Vodacom spokesman Nicolene Visser confirmed that changes in the structures of some of the consortiums had delayed the awarding of the empowerment deal.

She would not elaborate but said that delays were also a result of new directives from Vodacom’s shareholders.

Asked about the collapse of Amandla Omoya, Visser said: “At this stage in the process Vodacom cannot comment on bids.”

According to the Caird Group, an empowerment consultancy, Vodacom’s executives could have intentionally delayed the deal and waited for the outcome of the ANC conference.

Director Paul Janisch said companies view it as necessary to have a relationship with the government of the day as “these relationships improve a company’s chances to either influence government policy or secure government business”.

“If you consider that government is the single biggest corporate in South Africa that generates about 40% of the economy’s total expenditure, it makes sense that companies want a slice of that pie.”
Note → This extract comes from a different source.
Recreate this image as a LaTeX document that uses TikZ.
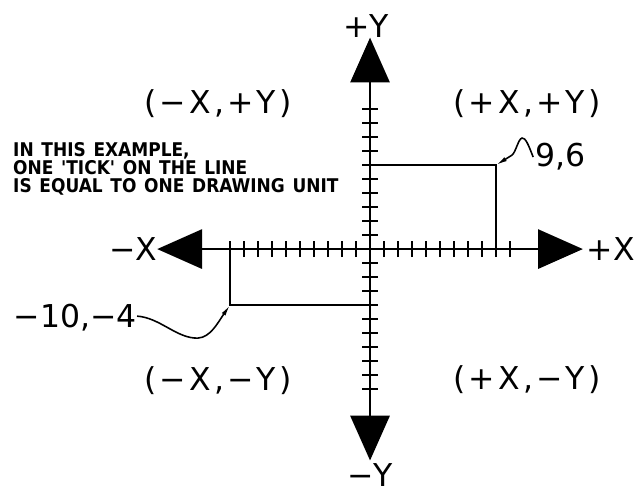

Referring to empowerment businessmen who were not in favour with the new ANC leadership, Janisch said: “Now if those people no longer have the necessary relationships in the new government then companies will be loath to include them in their shareholding structures.”

Although Business Times on Friday established that Vodafone chairman Sir John Bond had requested a meeting with the ANC leadership, his spokesman Bobby Leach denied the claim.

“I would not normally comment on this … but our chairman has no plans to travel to South Africa and has not asked for a meeting with the ANC,” he said.

The Vodacom empowerment deal is significant as it is bound to impact on Telkom’s sale of its disposal of a 50% stake in Vodacom, worth about R60-billion.

But it has been established that another bidder has emerged to take on the Saudi Oger Group, which has indicated that it wants to buy Telkom’s stake in Vodacom.